Por supuesto, mi contribución a la economía familiar no era remunerada, pero me deparaba un extraordinario goce intelectual, pues las señoras, en medio de su ajetreo, me permitían escuchar los chismes más jugosos de Alajuela y me ahorraban algunas lecturas al compartir conmigo los secretos que quizás inventaban sobre la recién concluida guerra mundial como, por ejemplo, lo mucho que tragaba Churchill, el desprecio de Hitler por Mussolini, cómo ocultaba Stalin que era manco, los deseos que había tenido Ghandi de que los británicos perdieran la guerra para quitárselos de encima y la astucia de MacArthur al hacer vigilar al emperador de Japón para que, tras la rendición, no se hiciera el haraquiri. Pero lo mejor era el lado gastronómico de la cuestión: la abuela me privilegiaba guardándome el llamado “tamal del tonto” o, simplemente, “el tonto”, preparado con el resto de masa para el cual ya no alcanzaba el relleno.

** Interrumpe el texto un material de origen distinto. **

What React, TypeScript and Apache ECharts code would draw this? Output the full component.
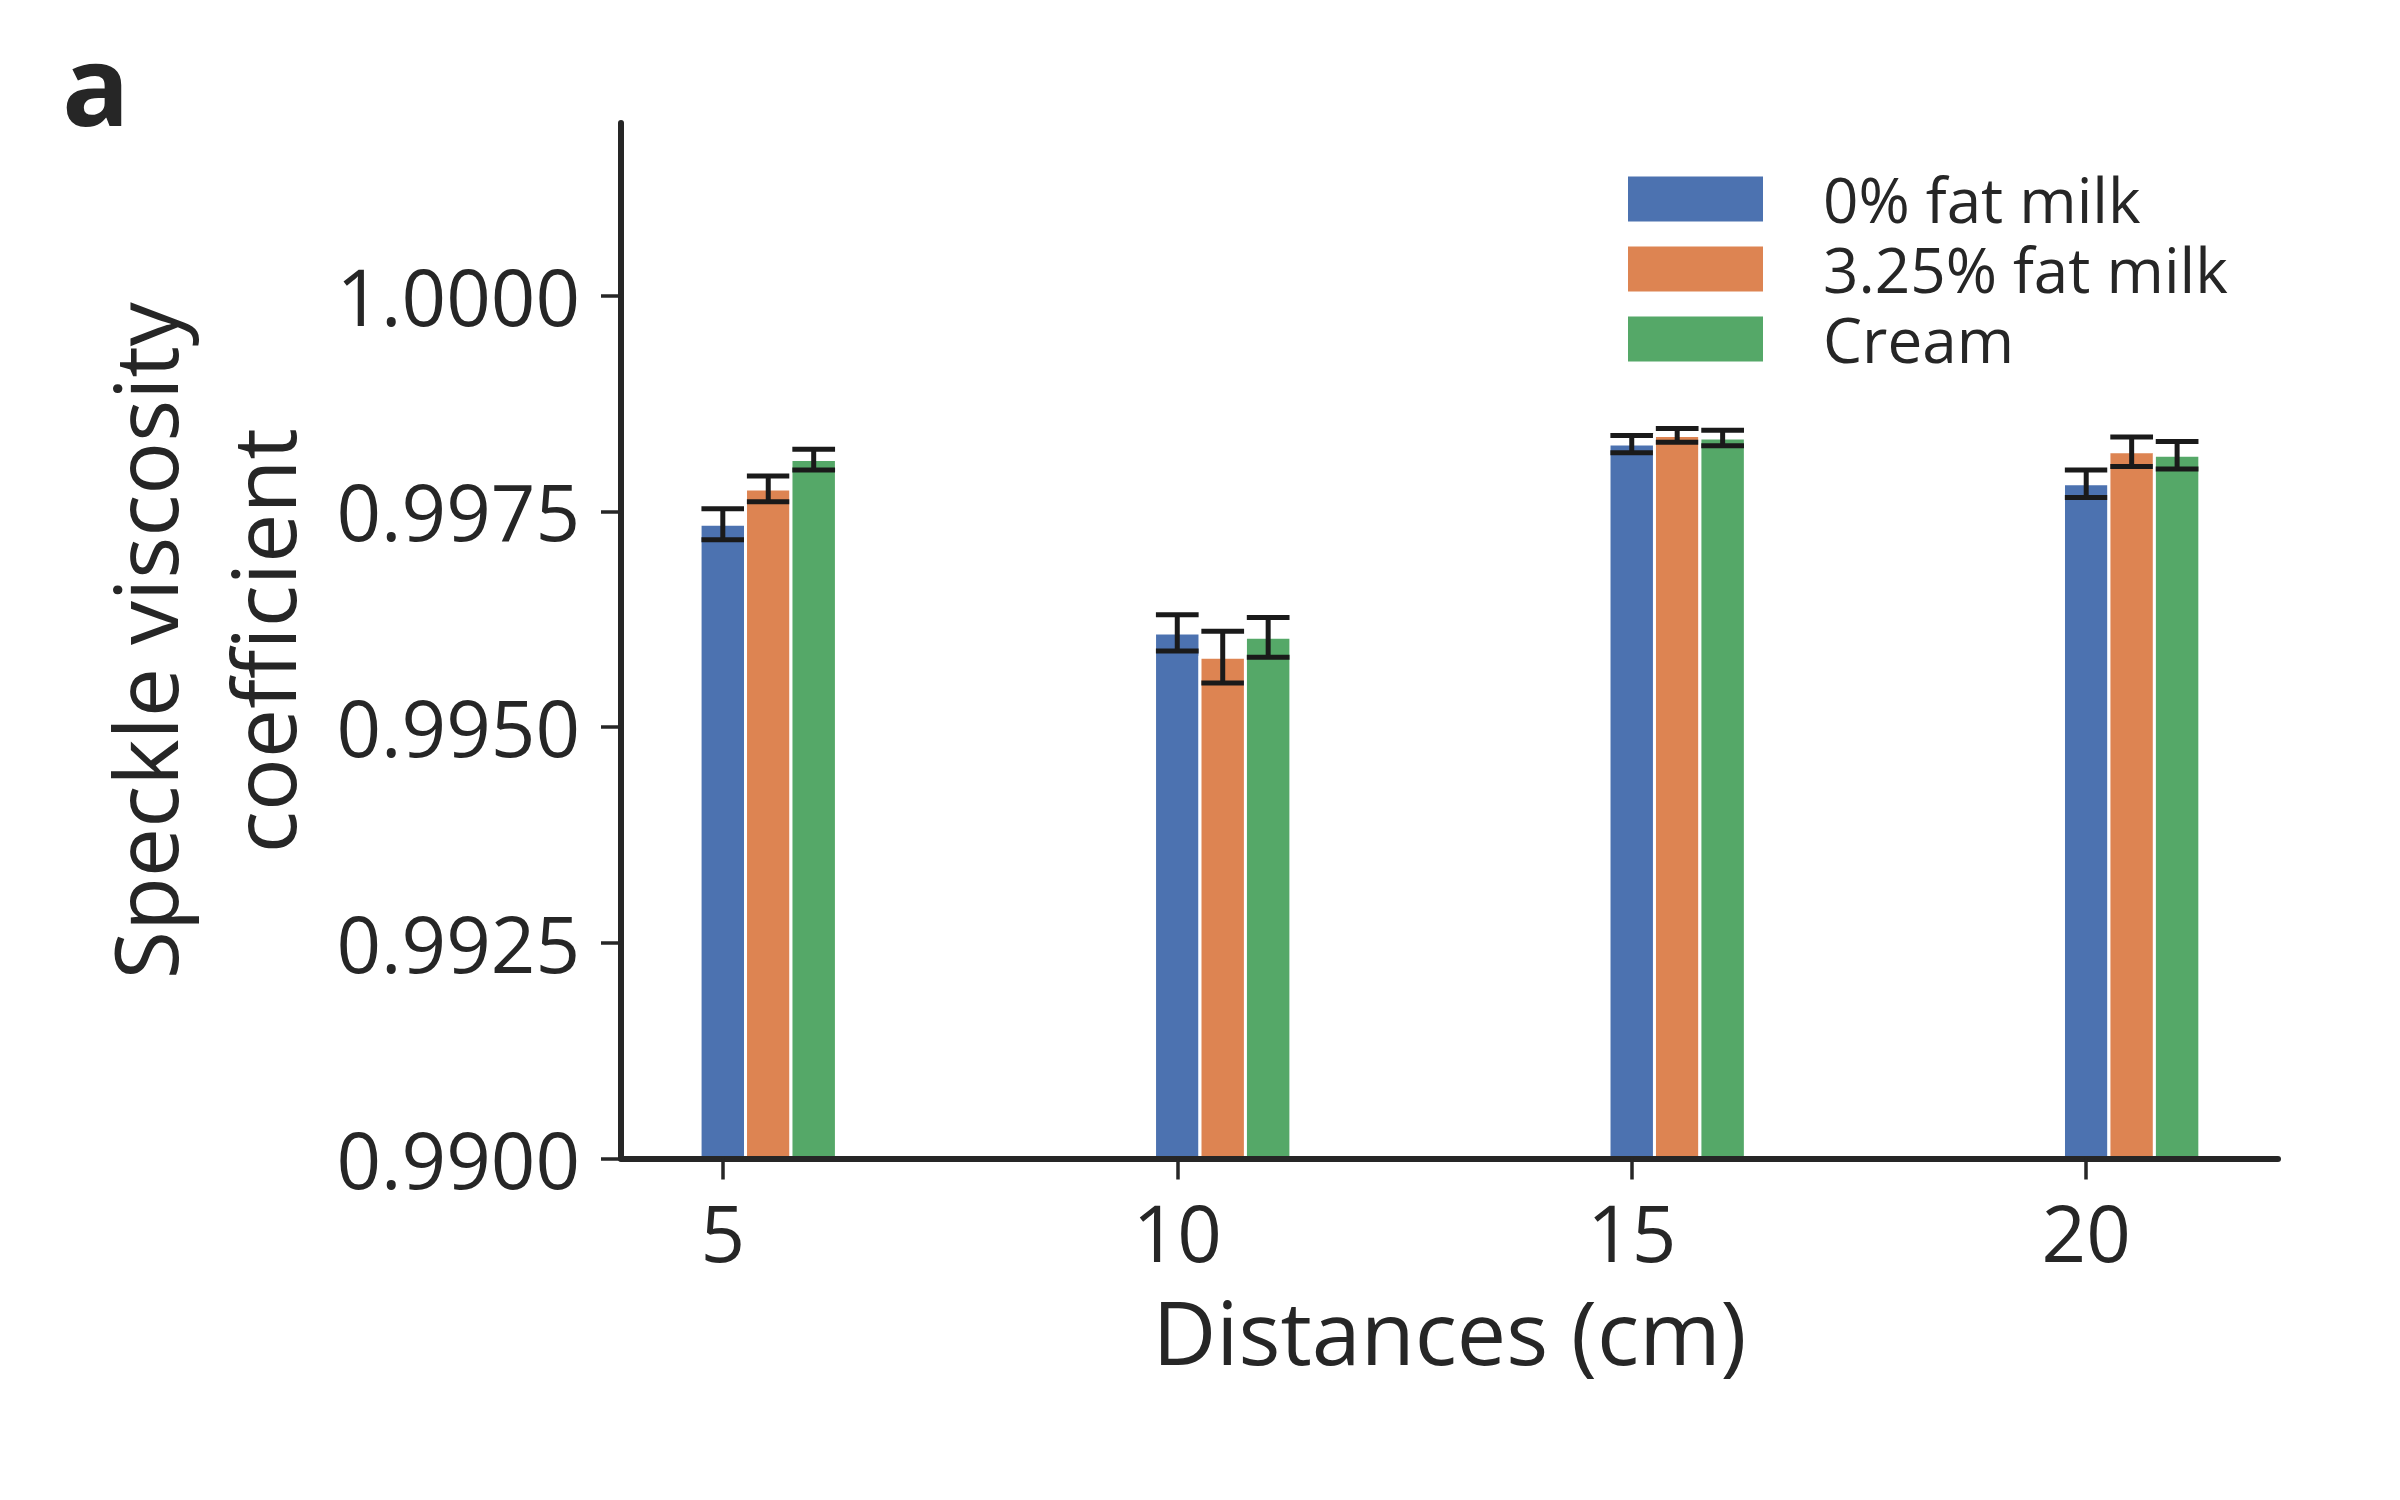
import React, { useEffect, useRef } from "react";
import * as echarts from "echarts";

// ---- data ----
const distances = [5, 10, 15, 20];
const seriesNames = ["0% fat milk", "3.25% fat milk", "Cream"];
const skimMilk = [0.99735, 0.99609, 0.99828, 0.99782];
const skimMilkErr = [0.00018, 0.00021, 0.0001, 0.00016];
const wholeMilk = [0.99776, 0.99581, 0.99838, 0.99819];
const wholeMilkErr = [0.00015, 0.0003, 0.00008, 0.00017];
const cream = [0.9981, 0.99604, 0.99835, 0.99815];
const creamErr = [0.00012, 0.00023, 0.00009, 0.00016];
const yTicks = [0.99, 0.9925, 0.995, 0.9975, 1.0];
const xTicks = [5, 10, 15, 20];

// ---- styling / layout ----
const COLORS = ["#4C72B0", "#DD8452", "#55A868"];
const OFFSETS = [0, 0.5, 1.0];
const BAR_W = 0.5;
const CAP_W = 0.47;
const Y_MIN = 0.99;
const Y_MAX = 1.002;
const FONT = "'Open Sans', 'Noto Sans', sans-serif";
const INK = "#262626";

function makeRender(offset: number) {
  return (params: any, api: any) => {
    const x = api.value(0) + offset;
    const v = api.value(1);
    const e = api.value(2);
    const tl = api.coord([x - BAR_W / 2, v]);
    const br = api.coord([x + BAR_W / 2, Y_MIN]);
    const top = api.coord([x, v + e]);
    const bot = api.coord([x, v - e]);
    const cl = api.coord([x - CAP_W / 2, v])[0];
    const cr = api.coord([x + CAP_W / 2, v])[0];
    const errStyle = { stroke: "#1a1a1a", lineWidth: 5 };
    return {
      type: "group",
      children: [
        {
          type: "rect",
          shape: { x: tl[0], y: tl[1], width: br[0] - tl[0], height: br[1] - tl[1] },
          style: { fill: api.visual("color"), stroke: "#ffffff", lineWidth: 3 },
        },
        { type: "line", shape: { x1: top[0], y1: top[1], x2: bot[0], y2: bot[1] }, style: errStyle },
        { type: "line", shape: { x1: cl, y1: top[1], x2: cr, y2: top[1] }, style: errStyle },
        { type: "line", shape: { x1: cl, y1: bot[1], x2: cr, y2: bot[1] }, style: errStyle },
      ],
    };
  };
}

export default function App() {
  const ref = useRef<HTMLDivElement>(null);
  useEffect(() => {
    document.body.style.margin = "0";
    const chart = echarts.init(ref.current!, null, { renderer: "svg" });
    const values = [skimMilk, wholeMilk, cream];
    const errs = [skimMilkErr, wholeMilkErr, creamErr];
    const series = seriesNames.map((name, i) => ({
      name,
      type: "custom",
      renderItem: makeRender(OFFSETS[i]),
      itemStyle: { color: COLORS[i] },
      encode: { x: 0, y: 1 },
      data: distances.map((d, j) => [d, values[i][j], errs[i][j]]),
      z: 2,
    }));
    chart.setOption({
      animation: false,
      color: COLORS,
      backgroundColor: "#ffffff",
      textStyle: { fontFamily: FONT, color: INK },
      grid: { left: 621, right: 122, top: 123, bottom: 341.5, containLabel: false },
      legend: {
        orient: "vertical",
        left: 1628,
        top: 168,
        padding: 0,
        itemWidth: 135,
        itemHeight: 45,
        itemGap: 8,
        icon: "rect",
        data: seriesNames,
        textStyle: {
          fontFamily: FONT,
          fontSize: 62,
          lineHeight: 62,
          color: INK,
          padding: [0, 0, 0, 55],
        },
      },
      graphic: [
        {
          type: "text",
          left: 62,
          top: 26,
          style: { text: "a", font: `bold 112px ${FONT}`, fill: INK },
        },
      ],
      xAxis: {
        type: "value",
        min: 3.88,
        max: 22.11,
        z: 10,
        name: "Distances (cm)",
        nameLocation: "middle",
        nameGap: 128,
        nameTextStyle: { fontSize: 88, lineHeight: 88, color: INK, fontFamily: FONT },
        axisLine: { show: true, lineStyle: { color: INK, width: 6 } },
        axisTick: { show: true, length: 21, lineStyle: { color: INK, width: 3.5 }, customValues: xTicks },
        axisLabel: {
          fontSize: 78,
          lineHeight: 78,
          color: INK,
          margin: 34,
          customValues: xTicks,
          fontFamily: FONT,
        },
        splitLine: { show: false },
      },
      yAxis: {
        type: "value",
        min: Y_MIN,
        max: Y_MAX,
        z: 10,
        name: "Speckle viscosity\ncoefficient",
        nameLocation: "middle",
        nameGap: 300,
        nameTextStyle: { fontSize: 88, lineHeight: 118, color: INK, fontFamily: FONT },
        axisLine: { show: true, lineStyle: { color: INK, width: 6 } },
        axisTick: { show: true, length: 20, lineStyle: { color: INK, width: 3.5 }, customValues: yTicks },
        axisLabel: {
          fontSize: 78,
          color: INK,
          margin: 41,
          customValues: yTicks,
          fontFamily: FONT,
          formatter: (v: number) => v.toFixed(4),
        },
        splitLine: { show: false },
      },
      series,
    });
    return () => chart.dispose();
  }, []);
  return (
    <div
      ref={ref}
      style={{ position: "fixed", left: 0, top: 0, width: 2400, height: 1500 }}
    />
  );
}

Esto me ganaba las burlas de mis primos, pero a mí no me importaba porque ellos no sospechaban que casi siempre el tamal del tonto era bastante más grande que los tamales corrientes, ni que al final sabía muy bien si se le agregaba salsa tipo Tabasco. Por lo demás, el relleno no hacía falta porque me pasaba el día comiendo, disimulados en tortillas, trozos de carne de cerdo tomados subrepticiamente de la mesa sobre la cual las mujeres preparaban y envolvían los tamales. Hoy, aquella experiencia infantil me permite comprender los verdaderos motivos de los políticos que se disputan como hienas famélicas unos puestos públicos que, considerados los sueldos que deparan, a veces son menos nutritivos que un tamal del tonto. El secreto consiste en que, según esta metáfora, la mejor carnita no la reciben precisamente por encima de la mesa.